The analysis is performed through the method provided by a utility class, SupervisedDataframe, which has been created to manage the pandas data structure for a typical EDA+fast-modeling job. SupervisedDataframe has tools to operate on the training and the validation set at the same time for data transformation and feature engineering. At the same time, the training and the validation set are properly isolated when special transformations (such as grouped statistics) are applied.
- Acquiring data from csv files and segmenting the dataframe into training and validation sets
- Plotting variables against specific variables
- Checking for null values and optionally deleting rows with null values
- Creating grouped statistics (mean, median, var) based on the categorical columns of the training set
- One hot encoding and scaling
To keep train/test alignment intact while preparing your data:
- Run
check_nulls(erase=True)to drop only training rows that contain missing feature values (the test set is never truncated). The method prints the per-column NA counts for the train and test splits to help you decide whether deletion or imputation is appropriate. - Run
to_one_hot([...])after defining your categorical feature list. One-hot columns are fit on the training categories and reindexed so the test set always has the same columns (unseen test categories are safely ignored instead of shifting columns).

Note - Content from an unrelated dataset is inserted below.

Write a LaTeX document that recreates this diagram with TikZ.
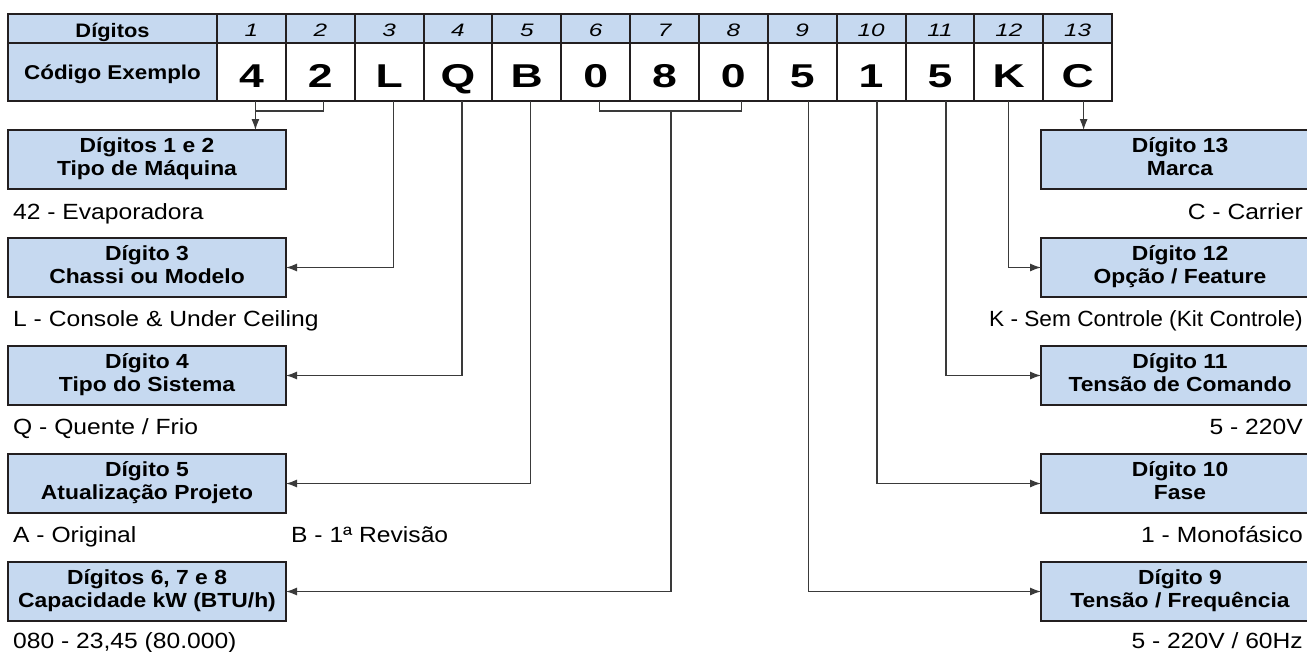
\documentclass[tikz,border=0pt]{standalone}
\usepackage{fontspec}
\setmainfont[FakeStretch=1.12]{Liberation Sans}
\newfontfamily\digitfont[FakeStretch=1.35]{Liberation Sans}
\usepackage{graphicx}
\usepackage{xcolor}
\definecolor{cellblue}{HTML}{C6D9F0}
\definecolor{framecol}{HTML}{231F20}
\definecolor{linecol}{HTML}{3A3A3A}
\usetikzlibrary{arrows.meta, positioning, calc}

\begin{document}
\begin{tikzpicture}[x=1pt, y=-1pt, >={Latex[length=11pt,width=8pt]},
  cell/.style={draw=framecol, line width=2pt, inner sep=0pt, outer sep=0pt,
               minimum width=68.85pt},
  labcell/.style={cell, fill=cellblue, minimum width=209pt,
                  font=\fontsize{19.5}{20}\selectfont\bfseries},
  headcell/.style={cell, fill=cellblue, minimum height=29pt, text height=15pt,
                   text depth=0pt, font=\digitfont\fontsize{18}{18}\selectfont\itshape},
  codecell/.style={cell, fill=white, minimum height=58pt, text height=30pt,
                   text depth=0pt, font=\digitfont\fontsize{33}{33}\selectfont\bfseries},
  infobox/.style={draw=framecol, fill=cellblue, line width=2pt, inner sep=0pt,
                  outer sep=0pt, minimum width=278pt, minimum height=59pt,
                  align=center, text height=37pt, text depth=6pt,
                  font=\fontsize{20.4}{23}\selectfont\bfseries},
  desc/.style={inner sep=0pt, font=\fontsize{22}{24}\selectfont},
  conn/.style={draw=linecol, line width=1.2pt},
  arr/.style={conn, ->}]

  \useasboundingbox (0,0) rectangle (1307,651);
  \clip (0,0) rectangle (1307,651);

  % table: digit numbers
  \node[labcell, minimum height=29pt, text height=17pt, text depth=0pt]
        (hdig) at (112.5,28.5) {Dígitos};
  \node[headcell, right=0pt of hdig] (h1) {1};
  \node[headcell, right=0pt of h1] (h2) {2};
  \node[headcell, right=0pt of h2] (h3) {3};
  \node[headcell, right=0pt of h3] (h4) {4};
  \node[headcell, right=0pt of h4] (h5) {5};
  \node[headcell, right=0pt of h5] (h6) {6};
  \node[headcell, right=0pt of h6] (h7) {7};
  \node[headcell, right=0pt of h7] (h8) {8};
  \node[headcell, right=0pt of h8] (h9) {9};
  \node[headcell, right=0pt of h9] (h10) {10};
  \node[headcell, right=0pt of h10] (h11) {11};
  \node[headcell, right=0pt of h11] (h12) {12};
  \node[headcell, right=0pt of h12] (h13) {13};

  % table: example code
  \node[labcell, minimum height=58pt, text height=14pt, text depth=0pt,
        font=\fontsize{20}{20}\selectfont\bfseries]
        (hcode) at (112.5,72) {Código Exemplo};
  \node[codecell, right=0pt of hcode] (d1) {4};
  \node[codecell, right=0pt of d1] (d2) {2};
  \node[codecell, right=0pt of d2] (d3) {L};
  \node[codecell, right=0pt of d3] (d4) {Q};
  \node[codecell, right=0pt of d4] (d5) {B};
  \node[codecell, right=0pt of d5] (d6) {0};
  \node[codecell, right=0pt of d6] (d7) {8};
  \node[codecell, right=0pt of d7] (d8) {0};
  \node[codecell, right=0pt of d8] (d9) {5};
  \node[codecell, right=0pt of d9] (d10) {1};
  \node[codecell, right=0pt of d10] (d11) {5};
  \node[codecell, right=0pt of d11] (d12) {K};
  \node[codecell, right=0pt of d12] (d13) {C};

  % left column
  \node[infobox] (maquina) at (147,159.5) {Dígitos 1 e 2\\Tipo de Máquina};
  \node[desc, anchor=base west] (evap) at ($(maquina.south west)+(5,30)$)
        {42 - Evaporadora};
  \node[infobox, below=49pt of maquina] (chassi) {Dígito 3\\Chassi ou Modelo};
  \node[desc, anchor=base west] (console) at ($(chassi.south west)+(5,29)$)
        {L - Console \& Under Ceiling};
  \node[infobox, below=49pt of chassi] (sistema) {Dígito 4\\Tipo do Sistema};
  \node[desc, anchor=base west] (quente) at ($(sistema.south west)+(5,29)$)
        {Q - Quente / Frio};
  \node[infobox, below=49pt of sistema] (projeto) {Dígito 5\\Atualização Projeto};
  \node[desc, anchor=base west] (original) at ($(projeto.south west)+(5,29)$)
        {A - Original};
  \node[desc, anchor=base west] (revisao) at ([xshift=278pt]original.base west)
        {B - 1ª Revisão};
  \node[infobox, below=49pt of projeto] (capac) {Dígitos 6, 7 e 8\\Capacidade kW (BTU/h)};
  \node[desc, anchor=base west] (btu) at ($(capac.south west)+(5,27)$)
        {080 - 23,45 (80.000)};

  % right column
  \node[infobox] (marca) at (1180,159.5) {Dígito 13\\Marca};
  \node[desc, anchor=base east] (carrier) at ($(marca.south east)+(-16,30)$)
        {C - Carrier};
  \node[infobox, below=49pt of marca] (feature) {Dígito 12\\Opção / Feature};
  \node[desc, anchor=base east] (semctrl) at ($(feature.south east)+(-16,29)$)
        {\scalebox{0.92}[1]{K - Sem Controle (Kit Controle)}};
  \node[infobox, below=49pt of feature] (comando) {Dígito 11\\Tensão de Comando};
  \node[desc, anchor=base east] (cmdv) at ($(comando.south east)+(-16,29)$)
        {5 - 220V};
  \node[infobox, below=49pt of comando] (fase) {Dígito 10\\Fase};
  \node[desc, anchor=base east] (mono) at ($(fase.south east)+(-16,29)$)
        {1 - Monofásico};
  \node[infobox, below=49pt of fase] (tensfreq) {Dígito 9\\Tensão / Frequência};
  \node[desc, anchor=base east] (hz) at ($(tensfreq.south east)+(-16,27)$)
        {5 - 220V / 60Hz};

  % drop points under the digits
  \coordinate (o1) at ([xshift=4pt]d1.south);
  \coordinate (o2) at ([xshift=3pt]d2.south);
  \coordinate (o3) at ([xshift=4.5pt]d3.south);
  \coordinate (o4) at ([xshift=4pt]d4.south);
  \coordinate (o5) at ([xshift=4pt]d5.south);
  \coordinate (o6) at ([xshift=4pt]d6.south);
  \coordinate (o7) at ([xshift=6.5pt]d7.south);
  \coordinate (o8) at ([xshift=8.5pt]d8.south);
  \coordinate (o9) at ([xshift=6.5pt]d9.south);
  \coordinate (o10) at ([xshift=6pt]d10.south);
  \coordinate (o11) at ([xshift=6pt]d11.south);
  \coordinate (o12) at (d12.south);
  \coordinate (o13) at ([xshift=6pt]d13.south);

  \draw[conn] (o1) -- ++(0,10) -| (o2);
  \draw[arr] (o1) -- (o1 |- maquina.north);
  \draw[arr] (o3) |- (chassi.east);
  \draw[arr] (o4) |- (sistema.east);
  \draw[arr] (o5) |- (projeto.east);
  \draw[conn] (o6) -- ++(0,10) -| (o8);
  \draw[arr] ($(o7)+(0,10)$) |- (capac.east);
  \draw[arr] (o9) |- (tensfreq.west);
  \draw[arr] (o10) |- (fase.west);
  \draw[arr] (o11) |- (comando.west);
  \draw[arr] (o12) |- (feature.west);
  \draw[arr] (o13) -- (o13 |- marca.north);
\end{tikzpicture}
\end{document}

The data we will work on in this project are:
- 1,000,000 training examples, complete with salary information
- 1,000,000 test examples, with no salary information attached
While the dataset examined here is a simplified data model of a real-world job market, the procedures implemented here should be easily transferable to more complex scenarios and with a richer variety of categories.
As we will see when looking at the properties of each feature, at a first look the data seem to have been machine-generated over a uniform distribution. We will expect a lot of noise barring us from predicting the target with very high accuracy. Nevertheless, the data do show some interesting pattern that will eventually drive our hypotheses in building an appropriate model.